# Written task:
Search the listing for the string "Convert" and copy every line that contains it.

# Entries provided:
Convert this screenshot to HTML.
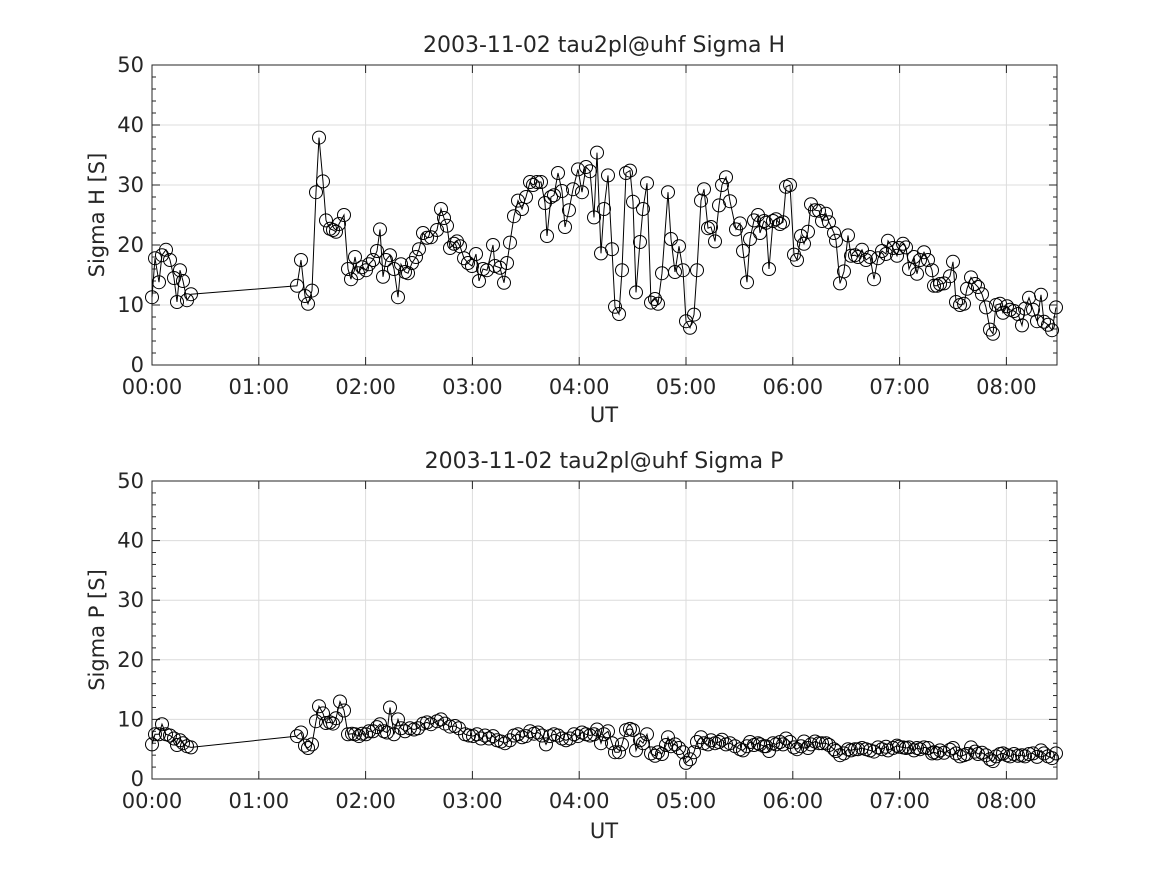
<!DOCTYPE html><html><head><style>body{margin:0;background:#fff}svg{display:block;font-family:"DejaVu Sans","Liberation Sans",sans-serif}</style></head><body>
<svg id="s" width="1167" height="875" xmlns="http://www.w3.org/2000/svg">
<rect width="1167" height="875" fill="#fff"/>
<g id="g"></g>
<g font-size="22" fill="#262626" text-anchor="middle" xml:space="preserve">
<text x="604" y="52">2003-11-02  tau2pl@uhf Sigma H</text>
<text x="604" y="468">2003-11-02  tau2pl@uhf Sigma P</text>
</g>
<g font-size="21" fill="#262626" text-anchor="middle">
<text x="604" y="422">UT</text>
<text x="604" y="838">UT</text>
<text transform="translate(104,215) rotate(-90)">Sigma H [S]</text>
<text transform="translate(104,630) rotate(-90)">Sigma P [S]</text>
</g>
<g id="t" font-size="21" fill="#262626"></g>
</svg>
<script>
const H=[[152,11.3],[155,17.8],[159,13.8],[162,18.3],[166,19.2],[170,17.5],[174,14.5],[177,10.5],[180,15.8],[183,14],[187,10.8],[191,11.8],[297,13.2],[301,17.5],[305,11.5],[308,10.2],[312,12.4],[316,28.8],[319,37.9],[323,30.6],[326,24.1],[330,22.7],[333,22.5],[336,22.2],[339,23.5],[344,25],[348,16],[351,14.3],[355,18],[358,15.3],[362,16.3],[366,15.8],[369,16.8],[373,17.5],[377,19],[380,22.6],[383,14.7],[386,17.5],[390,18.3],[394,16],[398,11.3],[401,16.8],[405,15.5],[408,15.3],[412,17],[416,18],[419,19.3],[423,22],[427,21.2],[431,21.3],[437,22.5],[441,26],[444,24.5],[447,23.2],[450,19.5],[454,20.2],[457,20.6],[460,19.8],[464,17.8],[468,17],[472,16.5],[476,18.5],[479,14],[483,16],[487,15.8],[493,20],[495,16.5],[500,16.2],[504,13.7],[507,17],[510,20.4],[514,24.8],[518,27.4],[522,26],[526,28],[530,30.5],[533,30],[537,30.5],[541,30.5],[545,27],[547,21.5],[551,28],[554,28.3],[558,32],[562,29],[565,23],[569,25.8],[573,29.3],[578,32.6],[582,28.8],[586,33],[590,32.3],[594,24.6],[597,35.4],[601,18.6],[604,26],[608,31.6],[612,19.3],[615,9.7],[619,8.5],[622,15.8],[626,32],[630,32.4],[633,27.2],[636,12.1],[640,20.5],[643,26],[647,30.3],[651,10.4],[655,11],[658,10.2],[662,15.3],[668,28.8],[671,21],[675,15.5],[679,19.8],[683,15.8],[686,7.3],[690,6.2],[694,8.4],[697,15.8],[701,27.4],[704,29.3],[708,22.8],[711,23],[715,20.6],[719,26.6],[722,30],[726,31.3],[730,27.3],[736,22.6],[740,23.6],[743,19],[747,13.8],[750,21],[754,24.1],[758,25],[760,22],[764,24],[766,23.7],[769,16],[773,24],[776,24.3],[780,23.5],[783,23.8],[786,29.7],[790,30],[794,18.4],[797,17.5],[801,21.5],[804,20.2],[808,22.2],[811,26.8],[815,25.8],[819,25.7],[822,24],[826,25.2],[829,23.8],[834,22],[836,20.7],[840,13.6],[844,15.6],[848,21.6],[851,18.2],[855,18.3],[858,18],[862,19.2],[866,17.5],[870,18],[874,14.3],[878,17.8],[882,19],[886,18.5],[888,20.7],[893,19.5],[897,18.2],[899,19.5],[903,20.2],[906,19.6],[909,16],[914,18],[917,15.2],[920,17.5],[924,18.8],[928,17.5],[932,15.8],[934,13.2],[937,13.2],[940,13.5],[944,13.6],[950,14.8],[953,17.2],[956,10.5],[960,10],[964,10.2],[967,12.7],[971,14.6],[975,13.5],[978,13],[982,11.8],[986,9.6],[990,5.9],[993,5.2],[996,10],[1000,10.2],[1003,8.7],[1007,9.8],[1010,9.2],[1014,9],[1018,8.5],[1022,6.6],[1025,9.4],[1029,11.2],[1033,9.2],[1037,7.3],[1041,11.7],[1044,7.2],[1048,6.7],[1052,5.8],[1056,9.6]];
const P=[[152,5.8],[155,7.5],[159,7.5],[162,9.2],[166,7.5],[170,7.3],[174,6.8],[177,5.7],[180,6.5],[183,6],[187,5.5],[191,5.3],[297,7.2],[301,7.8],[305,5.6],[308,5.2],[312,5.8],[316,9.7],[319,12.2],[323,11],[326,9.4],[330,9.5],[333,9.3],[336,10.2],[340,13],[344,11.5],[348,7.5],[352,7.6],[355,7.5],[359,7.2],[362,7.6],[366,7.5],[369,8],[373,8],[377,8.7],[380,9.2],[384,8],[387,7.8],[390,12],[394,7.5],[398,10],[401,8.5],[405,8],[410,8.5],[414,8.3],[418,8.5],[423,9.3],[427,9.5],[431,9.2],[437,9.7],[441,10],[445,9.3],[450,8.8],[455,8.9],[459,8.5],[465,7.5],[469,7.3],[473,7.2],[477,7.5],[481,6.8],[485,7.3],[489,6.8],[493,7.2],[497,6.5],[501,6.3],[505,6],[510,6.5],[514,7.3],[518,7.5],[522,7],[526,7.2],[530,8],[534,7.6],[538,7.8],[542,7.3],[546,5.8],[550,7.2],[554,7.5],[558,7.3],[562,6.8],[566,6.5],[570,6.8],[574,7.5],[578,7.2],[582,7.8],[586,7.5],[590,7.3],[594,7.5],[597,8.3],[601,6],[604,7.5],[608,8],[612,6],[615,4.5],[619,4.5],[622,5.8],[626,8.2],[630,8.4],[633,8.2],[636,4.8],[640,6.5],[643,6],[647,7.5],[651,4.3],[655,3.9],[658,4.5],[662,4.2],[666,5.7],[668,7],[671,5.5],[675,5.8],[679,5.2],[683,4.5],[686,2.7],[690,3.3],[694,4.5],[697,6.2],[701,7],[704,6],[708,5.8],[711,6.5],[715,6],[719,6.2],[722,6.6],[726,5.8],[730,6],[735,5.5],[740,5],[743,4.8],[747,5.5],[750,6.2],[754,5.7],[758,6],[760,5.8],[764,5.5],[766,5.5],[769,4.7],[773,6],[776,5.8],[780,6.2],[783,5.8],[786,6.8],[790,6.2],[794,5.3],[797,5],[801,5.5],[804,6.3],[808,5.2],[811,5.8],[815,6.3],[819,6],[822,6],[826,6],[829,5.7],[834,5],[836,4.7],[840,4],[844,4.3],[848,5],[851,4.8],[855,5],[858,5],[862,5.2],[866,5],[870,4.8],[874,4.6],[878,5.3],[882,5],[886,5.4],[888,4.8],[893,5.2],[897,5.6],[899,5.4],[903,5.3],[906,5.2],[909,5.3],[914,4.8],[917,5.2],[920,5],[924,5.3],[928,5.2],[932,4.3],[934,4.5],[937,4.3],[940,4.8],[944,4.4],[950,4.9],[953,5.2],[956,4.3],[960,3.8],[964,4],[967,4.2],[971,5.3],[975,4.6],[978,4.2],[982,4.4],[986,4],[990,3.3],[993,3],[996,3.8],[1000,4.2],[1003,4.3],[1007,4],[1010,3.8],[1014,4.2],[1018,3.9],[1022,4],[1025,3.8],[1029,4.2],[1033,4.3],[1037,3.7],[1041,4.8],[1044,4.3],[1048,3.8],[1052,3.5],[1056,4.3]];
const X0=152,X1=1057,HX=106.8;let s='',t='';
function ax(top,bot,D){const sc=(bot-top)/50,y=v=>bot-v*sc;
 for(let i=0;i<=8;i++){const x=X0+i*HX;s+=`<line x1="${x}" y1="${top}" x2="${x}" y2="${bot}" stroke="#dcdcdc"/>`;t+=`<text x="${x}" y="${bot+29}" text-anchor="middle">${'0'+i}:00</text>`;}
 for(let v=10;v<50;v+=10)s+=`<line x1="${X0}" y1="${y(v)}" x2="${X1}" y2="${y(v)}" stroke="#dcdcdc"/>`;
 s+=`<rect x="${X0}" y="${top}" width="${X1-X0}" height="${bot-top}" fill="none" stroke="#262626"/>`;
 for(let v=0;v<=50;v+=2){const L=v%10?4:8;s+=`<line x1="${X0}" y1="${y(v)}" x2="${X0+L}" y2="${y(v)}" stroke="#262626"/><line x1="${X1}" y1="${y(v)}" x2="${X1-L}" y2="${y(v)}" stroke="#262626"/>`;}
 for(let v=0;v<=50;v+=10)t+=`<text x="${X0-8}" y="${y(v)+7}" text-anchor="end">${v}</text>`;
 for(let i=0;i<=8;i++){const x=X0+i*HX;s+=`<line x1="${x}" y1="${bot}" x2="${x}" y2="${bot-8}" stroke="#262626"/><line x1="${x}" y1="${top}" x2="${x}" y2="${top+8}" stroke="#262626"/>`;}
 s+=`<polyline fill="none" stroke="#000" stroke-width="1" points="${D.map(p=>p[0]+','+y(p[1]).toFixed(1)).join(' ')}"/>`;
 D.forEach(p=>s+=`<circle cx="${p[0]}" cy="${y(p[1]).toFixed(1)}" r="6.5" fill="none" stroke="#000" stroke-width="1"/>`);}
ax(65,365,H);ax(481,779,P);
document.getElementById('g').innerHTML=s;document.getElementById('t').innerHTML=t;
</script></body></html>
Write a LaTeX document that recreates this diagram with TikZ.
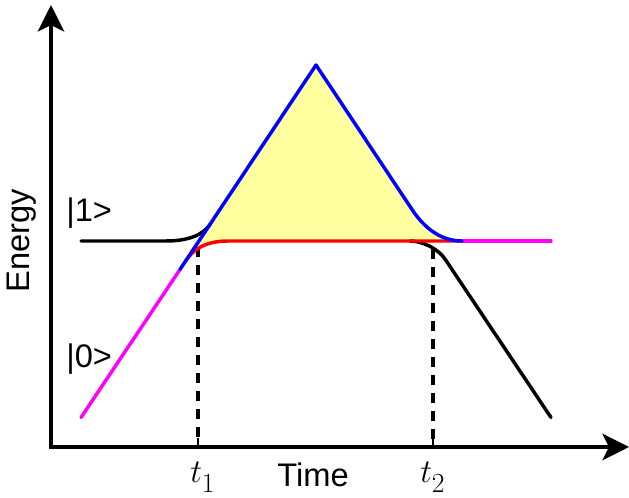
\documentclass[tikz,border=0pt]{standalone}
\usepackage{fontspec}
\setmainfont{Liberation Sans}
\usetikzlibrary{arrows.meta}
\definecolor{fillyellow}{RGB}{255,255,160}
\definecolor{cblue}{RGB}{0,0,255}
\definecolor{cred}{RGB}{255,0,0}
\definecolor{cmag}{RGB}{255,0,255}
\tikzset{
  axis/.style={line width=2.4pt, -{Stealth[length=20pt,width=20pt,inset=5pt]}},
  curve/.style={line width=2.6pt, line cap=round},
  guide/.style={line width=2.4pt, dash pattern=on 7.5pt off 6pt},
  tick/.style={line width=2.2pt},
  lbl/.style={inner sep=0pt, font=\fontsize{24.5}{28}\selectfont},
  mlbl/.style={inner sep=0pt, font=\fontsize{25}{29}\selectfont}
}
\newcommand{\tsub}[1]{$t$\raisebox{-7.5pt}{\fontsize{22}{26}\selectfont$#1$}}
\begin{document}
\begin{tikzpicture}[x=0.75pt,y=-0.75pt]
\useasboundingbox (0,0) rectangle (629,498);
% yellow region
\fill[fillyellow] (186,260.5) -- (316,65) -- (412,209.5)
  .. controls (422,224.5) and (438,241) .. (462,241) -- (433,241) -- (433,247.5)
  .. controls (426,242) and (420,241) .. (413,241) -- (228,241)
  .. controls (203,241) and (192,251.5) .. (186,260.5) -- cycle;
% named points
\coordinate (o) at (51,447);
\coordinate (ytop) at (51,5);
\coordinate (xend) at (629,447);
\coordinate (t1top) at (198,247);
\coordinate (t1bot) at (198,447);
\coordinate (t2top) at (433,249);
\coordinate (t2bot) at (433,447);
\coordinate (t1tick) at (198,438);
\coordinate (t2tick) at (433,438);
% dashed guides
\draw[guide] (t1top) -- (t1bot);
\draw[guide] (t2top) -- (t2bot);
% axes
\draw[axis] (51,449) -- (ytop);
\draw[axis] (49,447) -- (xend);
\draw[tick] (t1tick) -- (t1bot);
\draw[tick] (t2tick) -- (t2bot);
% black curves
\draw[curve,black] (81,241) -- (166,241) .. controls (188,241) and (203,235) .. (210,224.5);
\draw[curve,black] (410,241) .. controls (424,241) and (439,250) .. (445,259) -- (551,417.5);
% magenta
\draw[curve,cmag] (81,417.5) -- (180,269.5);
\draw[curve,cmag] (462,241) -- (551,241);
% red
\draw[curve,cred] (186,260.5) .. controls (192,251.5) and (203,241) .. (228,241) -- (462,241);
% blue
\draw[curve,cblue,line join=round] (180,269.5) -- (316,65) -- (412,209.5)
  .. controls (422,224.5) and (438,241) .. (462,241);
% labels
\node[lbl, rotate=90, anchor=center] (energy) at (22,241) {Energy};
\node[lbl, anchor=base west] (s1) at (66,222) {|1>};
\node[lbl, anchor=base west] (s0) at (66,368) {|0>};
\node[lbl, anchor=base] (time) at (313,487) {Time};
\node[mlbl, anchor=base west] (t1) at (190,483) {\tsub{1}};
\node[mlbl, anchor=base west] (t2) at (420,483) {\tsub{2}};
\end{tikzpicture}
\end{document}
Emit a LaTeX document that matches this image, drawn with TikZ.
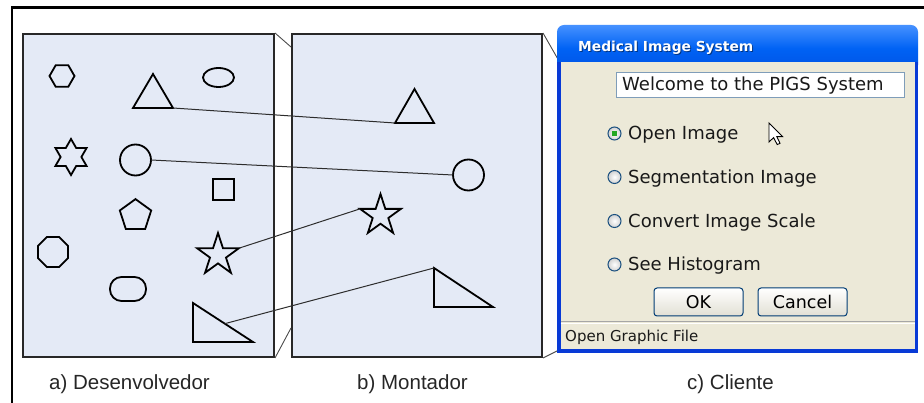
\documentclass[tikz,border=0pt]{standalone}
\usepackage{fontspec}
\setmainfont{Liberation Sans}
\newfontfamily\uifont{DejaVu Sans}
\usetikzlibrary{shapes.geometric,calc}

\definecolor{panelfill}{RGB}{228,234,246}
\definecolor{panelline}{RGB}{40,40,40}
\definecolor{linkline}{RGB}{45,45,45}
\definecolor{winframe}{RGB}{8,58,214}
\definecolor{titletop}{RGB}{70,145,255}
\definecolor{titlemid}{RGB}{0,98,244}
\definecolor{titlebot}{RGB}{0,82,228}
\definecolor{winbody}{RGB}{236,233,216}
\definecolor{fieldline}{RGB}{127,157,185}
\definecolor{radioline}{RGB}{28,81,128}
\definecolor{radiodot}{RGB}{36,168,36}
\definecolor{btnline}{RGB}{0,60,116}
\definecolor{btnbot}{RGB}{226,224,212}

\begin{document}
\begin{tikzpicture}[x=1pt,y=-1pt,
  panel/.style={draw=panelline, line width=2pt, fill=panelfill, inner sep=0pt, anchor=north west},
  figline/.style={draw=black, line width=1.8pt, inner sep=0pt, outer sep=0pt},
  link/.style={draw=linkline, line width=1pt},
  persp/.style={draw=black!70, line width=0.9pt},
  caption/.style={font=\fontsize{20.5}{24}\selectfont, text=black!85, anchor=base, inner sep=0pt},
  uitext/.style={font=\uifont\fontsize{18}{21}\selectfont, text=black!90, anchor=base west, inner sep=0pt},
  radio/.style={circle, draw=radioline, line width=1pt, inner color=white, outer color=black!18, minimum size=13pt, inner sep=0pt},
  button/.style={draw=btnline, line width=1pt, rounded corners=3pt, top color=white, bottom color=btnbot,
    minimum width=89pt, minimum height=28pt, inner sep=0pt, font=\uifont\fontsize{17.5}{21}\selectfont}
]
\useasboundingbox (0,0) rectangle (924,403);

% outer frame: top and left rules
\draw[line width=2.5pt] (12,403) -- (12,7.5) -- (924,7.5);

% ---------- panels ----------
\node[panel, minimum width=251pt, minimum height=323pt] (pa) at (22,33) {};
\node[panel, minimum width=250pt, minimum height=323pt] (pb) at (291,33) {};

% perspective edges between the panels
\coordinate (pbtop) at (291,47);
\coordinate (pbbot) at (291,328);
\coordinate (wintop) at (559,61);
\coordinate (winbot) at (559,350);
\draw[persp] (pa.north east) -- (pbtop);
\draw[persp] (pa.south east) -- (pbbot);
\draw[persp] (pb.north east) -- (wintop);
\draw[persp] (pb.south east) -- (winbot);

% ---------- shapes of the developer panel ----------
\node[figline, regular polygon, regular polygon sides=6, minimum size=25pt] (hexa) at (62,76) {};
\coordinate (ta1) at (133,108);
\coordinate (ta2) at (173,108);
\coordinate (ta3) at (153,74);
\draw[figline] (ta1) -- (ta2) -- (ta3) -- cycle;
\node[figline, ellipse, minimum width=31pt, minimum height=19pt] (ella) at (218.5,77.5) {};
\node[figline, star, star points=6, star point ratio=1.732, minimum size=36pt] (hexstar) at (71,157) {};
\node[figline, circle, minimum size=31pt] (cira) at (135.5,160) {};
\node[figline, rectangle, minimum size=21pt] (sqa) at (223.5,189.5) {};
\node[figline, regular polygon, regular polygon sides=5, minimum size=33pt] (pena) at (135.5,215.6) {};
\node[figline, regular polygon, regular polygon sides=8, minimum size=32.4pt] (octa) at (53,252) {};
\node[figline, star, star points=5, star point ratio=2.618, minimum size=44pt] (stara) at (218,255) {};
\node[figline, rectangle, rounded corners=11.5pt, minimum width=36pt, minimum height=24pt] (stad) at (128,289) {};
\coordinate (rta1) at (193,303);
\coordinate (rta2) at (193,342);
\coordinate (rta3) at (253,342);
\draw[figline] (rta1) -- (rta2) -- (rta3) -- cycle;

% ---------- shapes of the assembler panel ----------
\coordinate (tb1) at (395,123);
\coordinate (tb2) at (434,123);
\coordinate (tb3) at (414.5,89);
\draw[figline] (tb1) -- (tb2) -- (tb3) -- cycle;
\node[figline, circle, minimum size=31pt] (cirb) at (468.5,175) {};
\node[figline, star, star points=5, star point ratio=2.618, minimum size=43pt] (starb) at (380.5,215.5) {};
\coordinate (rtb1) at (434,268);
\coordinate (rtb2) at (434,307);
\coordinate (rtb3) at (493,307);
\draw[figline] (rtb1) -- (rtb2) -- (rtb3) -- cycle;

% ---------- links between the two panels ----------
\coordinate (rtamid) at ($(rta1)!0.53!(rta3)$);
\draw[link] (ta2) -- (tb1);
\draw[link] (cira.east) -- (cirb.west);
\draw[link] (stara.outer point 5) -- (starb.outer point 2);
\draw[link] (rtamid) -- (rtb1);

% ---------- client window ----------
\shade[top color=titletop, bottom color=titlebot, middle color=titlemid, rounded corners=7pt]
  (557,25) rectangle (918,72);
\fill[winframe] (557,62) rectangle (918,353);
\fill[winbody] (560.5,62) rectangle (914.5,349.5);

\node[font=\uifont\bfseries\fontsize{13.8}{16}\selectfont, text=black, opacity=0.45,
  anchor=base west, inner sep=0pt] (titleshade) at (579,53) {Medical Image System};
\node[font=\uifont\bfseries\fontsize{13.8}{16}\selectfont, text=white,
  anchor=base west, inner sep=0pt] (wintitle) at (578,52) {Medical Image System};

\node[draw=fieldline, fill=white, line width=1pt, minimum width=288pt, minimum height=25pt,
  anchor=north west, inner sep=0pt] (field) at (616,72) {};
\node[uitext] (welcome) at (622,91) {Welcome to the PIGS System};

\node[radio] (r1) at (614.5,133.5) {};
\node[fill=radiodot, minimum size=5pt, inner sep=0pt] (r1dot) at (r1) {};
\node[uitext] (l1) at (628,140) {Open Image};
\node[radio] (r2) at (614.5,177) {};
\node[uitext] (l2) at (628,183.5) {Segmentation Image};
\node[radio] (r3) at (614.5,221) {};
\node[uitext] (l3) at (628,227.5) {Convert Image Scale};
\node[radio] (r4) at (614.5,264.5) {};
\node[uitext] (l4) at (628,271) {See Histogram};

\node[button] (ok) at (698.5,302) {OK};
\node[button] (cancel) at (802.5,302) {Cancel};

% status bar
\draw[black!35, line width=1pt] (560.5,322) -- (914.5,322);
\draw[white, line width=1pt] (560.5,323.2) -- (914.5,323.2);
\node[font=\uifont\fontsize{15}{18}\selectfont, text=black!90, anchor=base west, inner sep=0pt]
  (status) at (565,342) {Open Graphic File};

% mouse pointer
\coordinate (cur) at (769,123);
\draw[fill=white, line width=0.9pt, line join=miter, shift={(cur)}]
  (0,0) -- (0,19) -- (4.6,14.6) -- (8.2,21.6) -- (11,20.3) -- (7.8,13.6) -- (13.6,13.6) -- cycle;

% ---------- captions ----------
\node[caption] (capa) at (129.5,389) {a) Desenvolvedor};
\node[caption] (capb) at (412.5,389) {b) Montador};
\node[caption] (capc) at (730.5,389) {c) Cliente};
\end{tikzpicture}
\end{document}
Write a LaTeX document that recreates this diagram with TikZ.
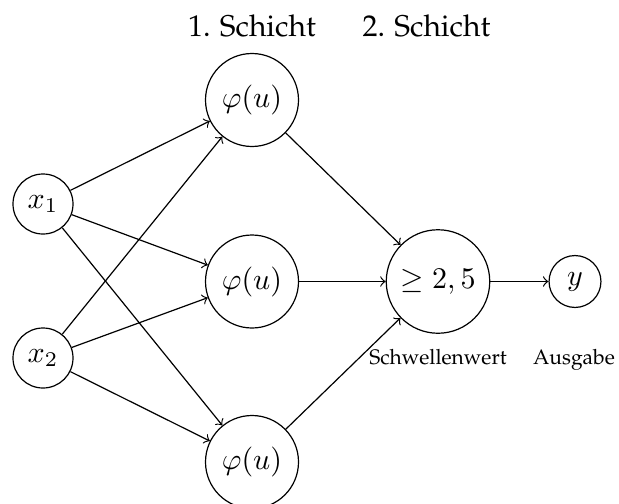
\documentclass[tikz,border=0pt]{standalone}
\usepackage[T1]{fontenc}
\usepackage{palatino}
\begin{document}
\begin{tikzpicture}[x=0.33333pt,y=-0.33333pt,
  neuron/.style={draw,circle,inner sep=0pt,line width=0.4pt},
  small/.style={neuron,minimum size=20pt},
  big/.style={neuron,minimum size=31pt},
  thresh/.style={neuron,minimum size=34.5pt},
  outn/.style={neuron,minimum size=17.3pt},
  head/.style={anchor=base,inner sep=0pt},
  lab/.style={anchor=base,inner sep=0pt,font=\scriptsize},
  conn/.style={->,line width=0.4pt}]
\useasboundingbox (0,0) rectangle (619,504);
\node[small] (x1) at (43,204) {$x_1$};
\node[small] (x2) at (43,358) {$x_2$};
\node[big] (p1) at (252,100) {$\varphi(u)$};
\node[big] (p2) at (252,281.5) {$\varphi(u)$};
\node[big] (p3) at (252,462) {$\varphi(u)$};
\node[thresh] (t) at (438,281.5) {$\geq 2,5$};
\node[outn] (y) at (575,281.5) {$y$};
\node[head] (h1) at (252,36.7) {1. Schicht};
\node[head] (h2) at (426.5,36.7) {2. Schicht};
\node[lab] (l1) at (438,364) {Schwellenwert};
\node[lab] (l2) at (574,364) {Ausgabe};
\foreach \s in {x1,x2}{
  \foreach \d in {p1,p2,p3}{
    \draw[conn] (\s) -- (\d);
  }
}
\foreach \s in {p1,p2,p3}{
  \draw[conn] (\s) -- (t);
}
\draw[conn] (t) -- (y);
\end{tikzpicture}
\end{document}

# Output for this task:
Convert this screenshot to HTML.
\node[uitext] (l3) at (628,227.5) {Convert Image Scale};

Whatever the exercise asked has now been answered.